How this mining calculator works
Core equation
The calculator uses your share of total network hashrate:
- Your expected block share = your hashrate / network hashrate
- Blocks per day = 86,400 / block time
- Gross coins/day = block share × blocks/day × block reward
- Net coins/day = gross coins/day × (1 − pool fee)
- Revenue/day = net coins/day × coin price
- Power cost/day = (watts ÷ 1000) × 24 × electricity price
- Profit/day = revenue/day − power cost/day
Why each input matters
- CPU hashrate: The most direct performance driver. Higher hashrate usually means more expected rewards.
- Network hashrate: Represents total competition. As it rises, your expected share drops.
- Block reward and block time: Define how many new coins the network emits each day.
- Coin price: Converts mined coins into fiat value.
- Pool fee: Reduces your payout slightly in exchange for steadier rewards.
- Power draw and electricity cost: The key expense in most home mining scenarios.

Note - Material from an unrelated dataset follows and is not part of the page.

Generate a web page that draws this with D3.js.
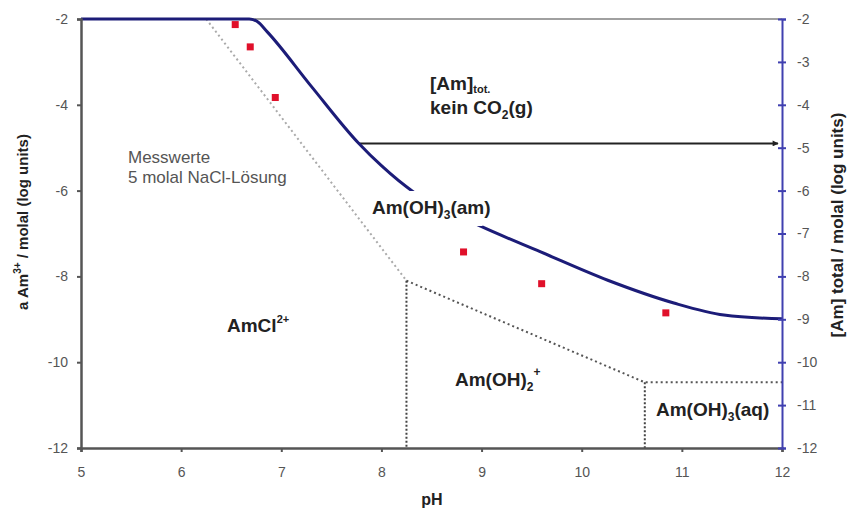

- Uptime: Reflects real-world interruptions like reboots, throttling, and maintenance.
How to use this calculator effectively
Step-by-step
- Use a benchmark tool or mining software dashboard to get your realistic CPU hashrate.
- Pull current network hashrate, block reward, and block time from reliable explorer or project docs.
- Use your actual utility rate, including delivery charges if possible.
- Enter conservative uptime (for example 95–98%, not 100%).
- Run scenarios using different coin prices and network hashrates to stress-test outcomes.
Scenario planning matters
Mining returns change fast. If network difficulty increases or market price drops, your margin can disappear. A smart approach is to run three cases:
- Optimistic: Higher coin price and stable difficulty.
- Base case: Current market metrics.
- Defensive: Lower coin price plus higher network hashrate.
Reading your results
Coins per day
This shows expected production before and after pool fees. It is an average estimate, not a guaranteed daily payout.
Revenue vs. electricity
If revenue is lower than electricity cost, mining is cash-flow negative. Some miners still continue for strategic reasons (long-term accumulation), but they do so knowingly.
Break-even period
If you include hardware cost and your daily profit is positive, the break-even estimate tells you how long recovery might take. If daily profit is negative, break-even is not currently achievable under those assumptions.
Tips to improve CPU mining profitability
- Undervolt and tune: Better efficiency can be more important than peak hashrate.
- Choose efficient algorithms: Some coins are significantly more CPU-friendly.
- Monitor thermals: Thermal throttling quietly reduces returns.
- Mine when power is cheaper: Time-of-use plans can lower average cost per kWh.
- Use stable pool infrastructure: High stale share rates reduce effective income.
Common mistakes miners make
- Using boost-clock benchmark numbers that are not sustainable 24/7.
- Ignoring motherboard, RAM, and cooling power usage when estimating watts.
- Assuming today’s difficulty and coin price will stay fixed for months.
- Not accounting for wear, maintenance, and potential replacement cost.
Final thought
A CPU mining profitability calculator is less about predicting the future and more about making disciplined decisions with current data. Recalculate often, use conservative assumptions, and treat every estimate as a moving target. That mindset is what keeps small-scale miners resilient.